Weak contact details

No phone number, no address, no named person, and no clear next step can make a site feel temporary or impersonal.

Aggressive popups

A newsletter popup appearing before someone understands who you are is a bad first trade.

Thin or obviously AI-written content

Google continues to emphasize helpful, reliable, people-first content and warns against scaled low-value content. Human editing and original insight matter.

Suspicious or messy source signals

Because impersonation scams are so common, people are more alert to signs that a business might not be what it claims to be. FTC guidance around impersonation scams underscores how central this issue has become.
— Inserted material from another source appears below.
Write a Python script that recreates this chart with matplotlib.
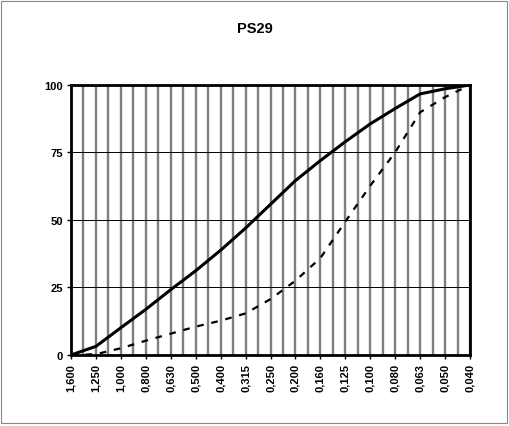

The 10-second trust checklist

If you want a practical test, open your homepage and ask whether a new visitor can confirm all of this almost immediately:

  • What do you do?
  • Who do you serve?
  • Where do you operate?
  • Is there a real person or team here?
  • Do you look current?
  • Do you look secure?
  • Is there proof you are credible?
  • Is the next step obvious?

If any of those answers are fuzzy, your website may be losing trust before your sales process even begins.

A better way to think about website trust

Many firms think trust comes from adding more:
more badges, more paragraphs, more testimonials, more features, more animations.

Usually, it comes from reducing uncertainty.

A trustworthy website does four things fast:

  • it explains
  • it proves
  • it reassures
  • it guides

That is especially important for advisors, agents, tax professionals, and estate-planning firms, because your buyers are not casually browsing. They are making decisions with financial, legal, family, or risk implications.

They do not want a clever site.

They want a clear one.

Final thought

In the first 10 seconds, your website does not need to win the entire relationship.

It just needs to answer the question, “Does this feel like someone I can trust with something important?”

If the answer is yes, people keep going.
If the answer is no, the rest of the site rarely gets a chance.

That is why trust is not a design trend or a branding layer. It is the first job your website has.